Exercise description.
Return, exactly as written, the lines from the one containing "Clone this chart in Plotly." through the one containing "return total", with both ends included.

Input data.
════════════════════
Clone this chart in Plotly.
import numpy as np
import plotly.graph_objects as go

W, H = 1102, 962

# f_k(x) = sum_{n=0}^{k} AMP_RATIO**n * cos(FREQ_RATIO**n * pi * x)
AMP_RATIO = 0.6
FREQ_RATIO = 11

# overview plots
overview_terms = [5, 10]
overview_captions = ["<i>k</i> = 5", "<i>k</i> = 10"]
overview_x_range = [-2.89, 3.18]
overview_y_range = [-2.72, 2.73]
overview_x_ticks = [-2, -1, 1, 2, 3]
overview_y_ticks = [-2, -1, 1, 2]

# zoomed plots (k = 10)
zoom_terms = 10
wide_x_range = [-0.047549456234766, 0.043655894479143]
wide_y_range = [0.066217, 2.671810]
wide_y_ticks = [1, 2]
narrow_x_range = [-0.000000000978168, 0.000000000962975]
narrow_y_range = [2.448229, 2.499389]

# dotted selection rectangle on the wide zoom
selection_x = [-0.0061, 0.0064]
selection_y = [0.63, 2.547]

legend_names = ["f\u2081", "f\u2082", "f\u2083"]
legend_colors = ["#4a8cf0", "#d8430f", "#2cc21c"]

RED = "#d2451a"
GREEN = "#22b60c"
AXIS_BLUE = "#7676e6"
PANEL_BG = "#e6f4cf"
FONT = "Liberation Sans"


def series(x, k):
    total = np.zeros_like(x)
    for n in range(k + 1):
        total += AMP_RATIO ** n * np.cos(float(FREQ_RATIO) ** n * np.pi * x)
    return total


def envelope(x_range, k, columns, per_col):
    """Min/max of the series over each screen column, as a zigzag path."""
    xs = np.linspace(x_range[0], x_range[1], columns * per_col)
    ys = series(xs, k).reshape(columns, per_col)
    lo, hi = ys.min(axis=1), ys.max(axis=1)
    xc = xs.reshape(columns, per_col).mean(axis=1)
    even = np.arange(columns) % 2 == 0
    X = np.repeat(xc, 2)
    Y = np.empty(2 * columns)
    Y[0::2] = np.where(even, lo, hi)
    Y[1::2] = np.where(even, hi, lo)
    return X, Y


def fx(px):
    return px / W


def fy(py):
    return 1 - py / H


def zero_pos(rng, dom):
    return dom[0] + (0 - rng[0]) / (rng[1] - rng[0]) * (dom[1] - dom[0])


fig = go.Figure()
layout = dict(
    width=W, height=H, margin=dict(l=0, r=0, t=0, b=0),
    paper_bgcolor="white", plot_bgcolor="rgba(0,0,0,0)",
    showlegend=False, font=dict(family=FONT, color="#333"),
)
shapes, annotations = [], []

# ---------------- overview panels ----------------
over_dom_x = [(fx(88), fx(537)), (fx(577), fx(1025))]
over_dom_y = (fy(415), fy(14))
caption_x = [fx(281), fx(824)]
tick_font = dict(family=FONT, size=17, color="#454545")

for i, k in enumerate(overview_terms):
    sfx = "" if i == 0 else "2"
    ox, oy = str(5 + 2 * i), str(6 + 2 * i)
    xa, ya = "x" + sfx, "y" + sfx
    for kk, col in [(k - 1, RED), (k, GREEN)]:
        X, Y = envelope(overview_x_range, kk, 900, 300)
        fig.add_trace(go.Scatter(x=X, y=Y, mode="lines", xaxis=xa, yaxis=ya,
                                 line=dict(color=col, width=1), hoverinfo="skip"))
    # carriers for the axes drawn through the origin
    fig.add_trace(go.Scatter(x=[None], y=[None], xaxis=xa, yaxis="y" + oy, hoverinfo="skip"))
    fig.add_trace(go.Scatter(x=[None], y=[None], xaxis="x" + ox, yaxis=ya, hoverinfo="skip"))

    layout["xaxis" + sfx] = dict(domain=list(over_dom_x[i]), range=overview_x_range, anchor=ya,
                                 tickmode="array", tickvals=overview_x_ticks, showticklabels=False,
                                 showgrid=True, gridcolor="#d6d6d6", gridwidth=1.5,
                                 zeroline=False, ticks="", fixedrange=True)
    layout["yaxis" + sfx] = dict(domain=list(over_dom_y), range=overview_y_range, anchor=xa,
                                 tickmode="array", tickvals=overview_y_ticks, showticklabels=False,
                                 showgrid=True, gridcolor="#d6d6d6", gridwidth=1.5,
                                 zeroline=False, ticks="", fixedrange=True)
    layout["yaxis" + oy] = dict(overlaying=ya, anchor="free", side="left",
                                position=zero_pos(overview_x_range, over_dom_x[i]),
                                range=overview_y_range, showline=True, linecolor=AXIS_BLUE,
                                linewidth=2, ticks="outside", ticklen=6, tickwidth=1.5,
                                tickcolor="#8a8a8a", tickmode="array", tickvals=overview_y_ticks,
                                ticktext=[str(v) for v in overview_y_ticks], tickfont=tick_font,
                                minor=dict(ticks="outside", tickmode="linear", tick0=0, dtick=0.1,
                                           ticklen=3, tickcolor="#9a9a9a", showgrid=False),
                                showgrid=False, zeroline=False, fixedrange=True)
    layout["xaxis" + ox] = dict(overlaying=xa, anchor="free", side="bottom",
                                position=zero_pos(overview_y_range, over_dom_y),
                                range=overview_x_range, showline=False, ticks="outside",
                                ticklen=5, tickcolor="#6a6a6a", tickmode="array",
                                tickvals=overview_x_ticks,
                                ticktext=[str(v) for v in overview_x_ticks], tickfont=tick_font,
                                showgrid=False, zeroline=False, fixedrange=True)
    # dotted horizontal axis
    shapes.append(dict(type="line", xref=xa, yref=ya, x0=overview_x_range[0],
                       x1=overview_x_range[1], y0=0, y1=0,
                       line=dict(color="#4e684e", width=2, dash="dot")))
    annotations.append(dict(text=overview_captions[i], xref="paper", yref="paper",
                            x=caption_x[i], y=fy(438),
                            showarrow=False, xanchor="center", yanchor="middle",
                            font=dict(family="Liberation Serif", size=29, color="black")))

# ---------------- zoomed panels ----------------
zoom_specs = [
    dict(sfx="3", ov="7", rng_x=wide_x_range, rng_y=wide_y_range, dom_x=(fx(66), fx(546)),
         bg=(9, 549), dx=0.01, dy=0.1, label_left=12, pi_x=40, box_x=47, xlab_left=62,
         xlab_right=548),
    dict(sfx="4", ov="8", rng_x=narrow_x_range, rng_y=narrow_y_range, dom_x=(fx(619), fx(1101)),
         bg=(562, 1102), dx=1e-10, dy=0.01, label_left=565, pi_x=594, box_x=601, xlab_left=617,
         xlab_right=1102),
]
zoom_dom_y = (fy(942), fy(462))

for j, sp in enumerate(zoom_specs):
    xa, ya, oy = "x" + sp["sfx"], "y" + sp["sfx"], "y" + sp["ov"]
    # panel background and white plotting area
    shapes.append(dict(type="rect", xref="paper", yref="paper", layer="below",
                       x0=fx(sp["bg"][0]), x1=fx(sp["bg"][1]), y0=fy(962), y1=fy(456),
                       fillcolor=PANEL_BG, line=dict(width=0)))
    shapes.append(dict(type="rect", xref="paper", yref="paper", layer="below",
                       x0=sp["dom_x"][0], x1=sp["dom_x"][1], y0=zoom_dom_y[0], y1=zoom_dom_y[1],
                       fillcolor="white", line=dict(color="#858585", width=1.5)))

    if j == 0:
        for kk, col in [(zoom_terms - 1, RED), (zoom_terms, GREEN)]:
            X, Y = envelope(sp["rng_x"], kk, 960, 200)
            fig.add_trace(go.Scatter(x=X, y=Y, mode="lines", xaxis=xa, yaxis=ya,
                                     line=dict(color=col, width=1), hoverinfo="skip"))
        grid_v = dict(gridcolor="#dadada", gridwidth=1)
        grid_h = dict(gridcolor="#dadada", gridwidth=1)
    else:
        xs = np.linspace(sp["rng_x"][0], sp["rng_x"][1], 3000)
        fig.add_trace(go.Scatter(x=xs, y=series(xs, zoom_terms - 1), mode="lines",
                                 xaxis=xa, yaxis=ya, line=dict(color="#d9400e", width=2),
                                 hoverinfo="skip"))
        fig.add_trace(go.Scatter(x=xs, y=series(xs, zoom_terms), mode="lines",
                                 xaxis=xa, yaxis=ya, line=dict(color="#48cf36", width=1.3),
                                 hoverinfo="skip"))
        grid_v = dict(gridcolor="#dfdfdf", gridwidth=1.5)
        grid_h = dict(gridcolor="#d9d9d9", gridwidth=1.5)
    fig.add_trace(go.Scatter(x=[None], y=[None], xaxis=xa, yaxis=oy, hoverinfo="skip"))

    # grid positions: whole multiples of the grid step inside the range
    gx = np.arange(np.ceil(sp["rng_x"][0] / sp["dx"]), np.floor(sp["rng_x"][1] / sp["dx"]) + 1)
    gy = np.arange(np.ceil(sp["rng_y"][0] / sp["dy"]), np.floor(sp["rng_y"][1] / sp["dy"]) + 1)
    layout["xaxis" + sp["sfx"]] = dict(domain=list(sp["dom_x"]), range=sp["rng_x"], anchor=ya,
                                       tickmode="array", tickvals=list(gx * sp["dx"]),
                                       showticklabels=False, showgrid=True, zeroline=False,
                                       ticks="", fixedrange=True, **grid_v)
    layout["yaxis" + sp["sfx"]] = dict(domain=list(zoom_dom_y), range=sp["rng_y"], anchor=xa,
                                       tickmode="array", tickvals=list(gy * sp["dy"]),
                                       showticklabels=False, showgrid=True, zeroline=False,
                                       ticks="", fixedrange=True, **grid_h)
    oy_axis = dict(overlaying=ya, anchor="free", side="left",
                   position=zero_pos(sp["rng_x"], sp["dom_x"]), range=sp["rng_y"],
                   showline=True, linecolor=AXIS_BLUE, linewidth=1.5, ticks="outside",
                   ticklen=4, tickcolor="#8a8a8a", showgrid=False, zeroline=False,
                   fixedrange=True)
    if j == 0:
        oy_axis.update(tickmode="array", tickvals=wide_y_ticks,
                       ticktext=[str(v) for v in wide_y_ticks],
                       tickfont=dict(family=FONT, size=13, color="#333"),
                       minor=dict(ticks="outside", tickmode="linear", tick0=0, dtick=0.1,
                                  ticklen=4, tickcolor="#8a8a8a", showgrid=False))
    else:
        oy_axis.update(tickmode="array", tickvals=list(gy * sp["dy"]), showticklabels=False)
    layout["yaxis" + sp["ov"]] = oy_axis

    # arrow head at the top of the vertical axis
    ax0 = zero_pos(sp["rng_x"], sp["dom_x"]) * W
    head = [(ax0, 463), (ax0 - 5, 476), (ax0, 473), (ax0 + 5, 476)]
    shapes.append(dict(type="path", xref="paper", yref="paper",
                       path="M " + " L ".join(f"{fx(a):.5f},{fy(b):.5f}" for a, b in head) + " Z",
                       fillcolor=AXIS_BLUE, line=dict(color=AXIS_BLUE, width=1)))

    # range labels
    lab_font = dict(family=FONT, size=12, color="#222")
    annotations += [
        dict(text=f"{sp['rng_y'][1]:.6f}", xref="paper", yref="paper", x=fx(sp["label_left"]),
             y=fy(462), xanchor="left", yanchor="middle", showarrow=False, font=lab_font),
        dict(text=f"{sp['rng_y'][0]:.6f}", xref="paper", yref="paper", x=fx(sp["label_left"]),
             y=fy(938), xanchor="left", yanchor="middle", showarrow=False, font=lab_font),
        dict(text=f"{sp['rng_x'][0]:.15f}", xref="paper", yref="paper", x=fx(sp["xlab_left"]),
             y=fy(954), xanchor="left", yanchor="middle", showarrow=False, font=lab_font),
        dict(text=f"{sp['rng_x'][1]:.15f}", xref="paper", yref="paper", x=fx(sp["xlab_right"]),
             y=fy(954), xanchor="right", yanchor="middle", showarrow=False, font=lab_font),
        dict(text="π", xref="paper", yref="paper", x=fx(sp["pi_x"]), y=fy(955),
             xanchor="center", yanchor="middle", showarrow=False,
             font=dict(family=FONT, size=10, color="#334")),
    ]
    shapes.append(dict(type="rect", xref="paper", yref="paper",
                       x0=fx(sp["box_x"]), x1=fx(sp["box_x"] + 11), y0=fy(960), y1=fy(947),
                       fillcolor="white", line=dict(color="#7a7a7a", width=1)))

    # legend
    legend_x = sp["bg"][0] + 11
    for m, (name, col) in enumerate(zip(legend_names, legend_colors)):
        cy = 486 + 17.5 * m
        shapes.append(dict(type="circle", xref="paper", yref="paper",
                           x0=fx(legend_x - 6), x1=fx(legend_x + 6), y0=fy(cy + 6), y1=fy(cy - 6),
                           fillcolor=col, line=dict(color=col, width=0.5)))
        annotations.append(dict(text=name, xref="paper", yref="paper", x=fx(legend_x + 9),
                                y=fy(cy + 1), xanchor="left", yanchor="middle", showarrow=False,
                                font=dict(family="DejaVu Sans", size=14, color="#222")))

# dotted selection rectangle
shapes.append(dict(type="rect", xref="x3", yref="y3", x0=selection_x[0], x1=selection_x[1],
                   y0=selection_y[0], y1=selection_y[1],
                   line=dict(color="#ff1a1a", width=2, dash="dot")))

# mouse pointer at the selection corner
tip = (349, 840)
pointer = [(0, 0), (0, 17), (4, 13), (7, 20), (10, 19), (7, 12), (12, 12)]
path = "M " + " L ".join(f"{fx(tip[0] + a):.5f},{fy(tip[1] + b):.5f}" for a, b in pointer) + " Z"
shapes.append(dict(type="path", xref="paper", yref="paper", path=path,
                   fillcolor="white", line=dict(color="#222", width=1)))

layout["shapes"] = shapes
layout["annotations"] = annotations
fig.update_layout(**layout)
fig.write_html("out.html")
════════════════════
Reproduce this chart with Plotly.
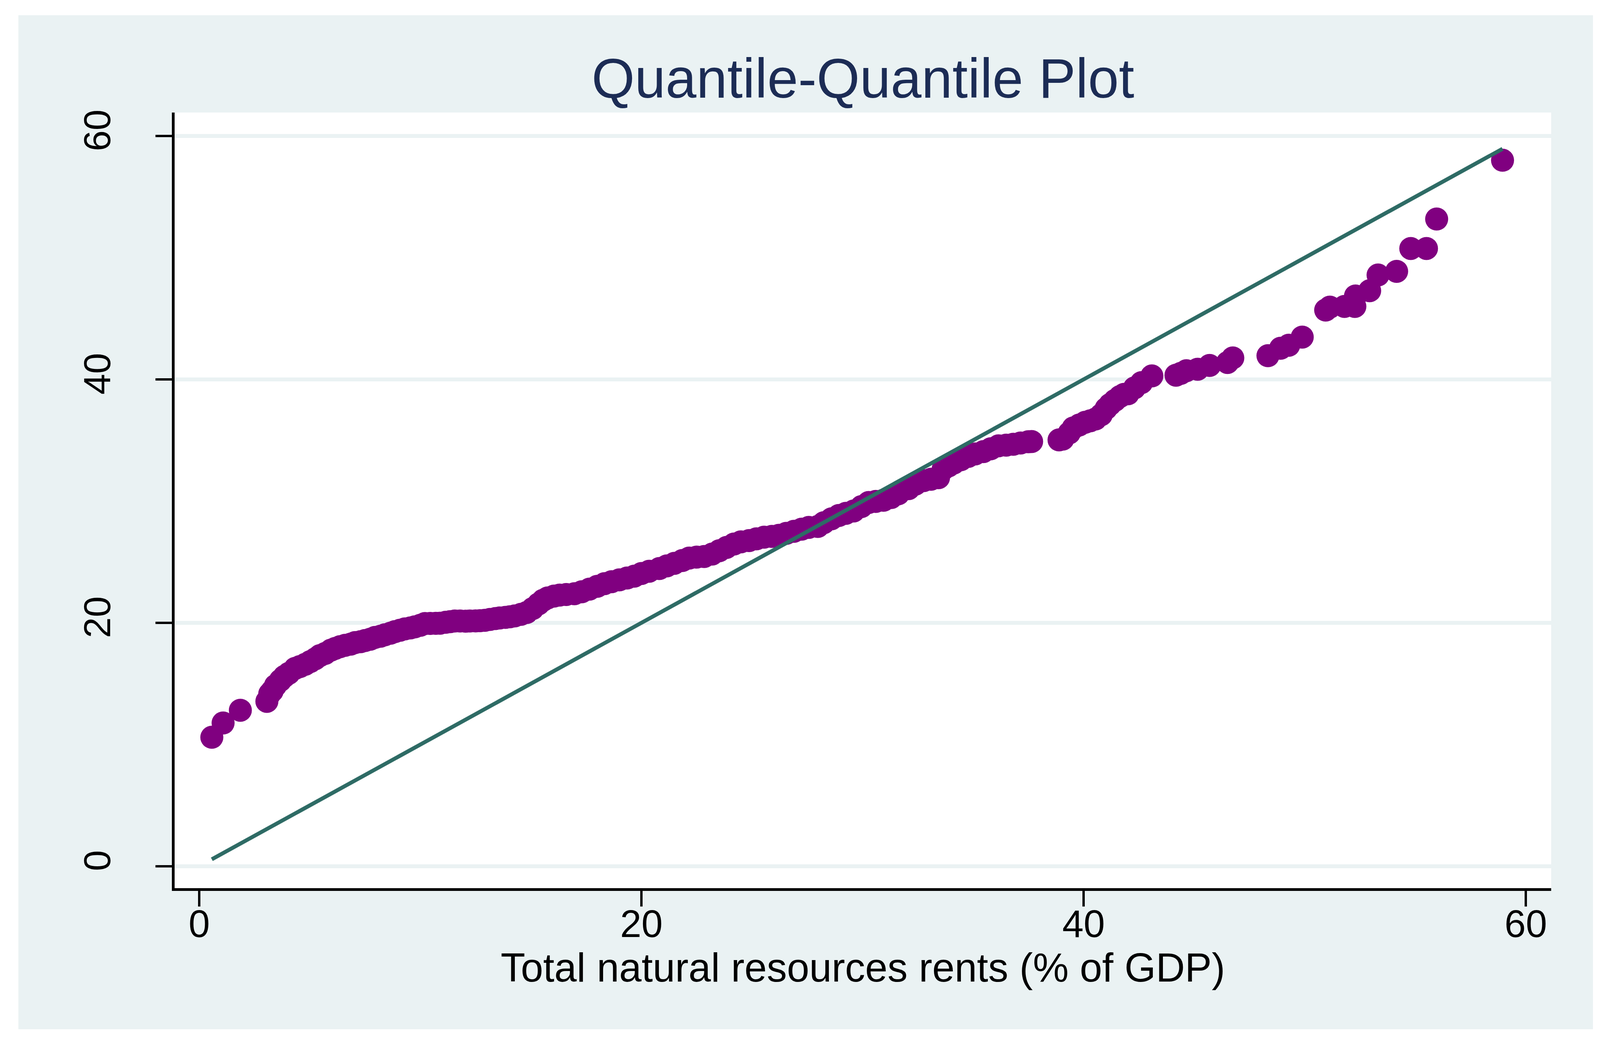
════════════════════
Problem solution.
Clone this chart in Plotly.
import numpy as np
import plotly.graph_objects as go

W, H = 1102, 962

# f_k(x) = sum_{n=0}^{k} AMP_RATIO**n * cos(FREQ_RATIO**n * pi * x)
AMP_RATIO = 0.6
FREQ_RATIO = 11

# overview plots
overview_terms = [5, 10]
overview_captions = ["<i>k</i> = 5", "<i>k</i> = 10"]
overview_x_range = [-2.89, 3.18]
overview_y_range = [-2.72, 2.73]
overview_x_ticks = [-2, -1, 1, 2, 3]
overview_y_ticks = [-2, -1, 1, 2]

# zoomed plots (k = 10)
zoom_terms = 10
wide_x_range = [-0.047549456234766, 0.043655894479143]
wide_y_range = [0.066217, 2.671810]
wide_y_ticks = [1, 2]
narrow_x_range = [-0.000000000978168, 0.000000000962975]
narrow_y_range = [2.448229, 2.499389]

# dotted selection rectangle on the wide zoom
selection_x = [-0.0061, 0.0064]
selection_y = [0.63, 2.547]

legend_names = ["f\u2081", "f\u2082", "f\u2083"]
legend_colors = ["#4a8cf0", "#d8430f", "#2cc21c"]

RED = "#d2451a"
GREEN = "#22b60c"
AXIS_BLUE = "#7676e6"
PANEL_BG = "#e6f4cf"
FONT = "Liberation Sans"


def series(x, k):
    total = np.zeros_like(x)
    for n in range(k + 1):
        total += AMP_RATIO ** n * np.cos(float(FREQ_RATIO) ** n * np.pi * x)
    return total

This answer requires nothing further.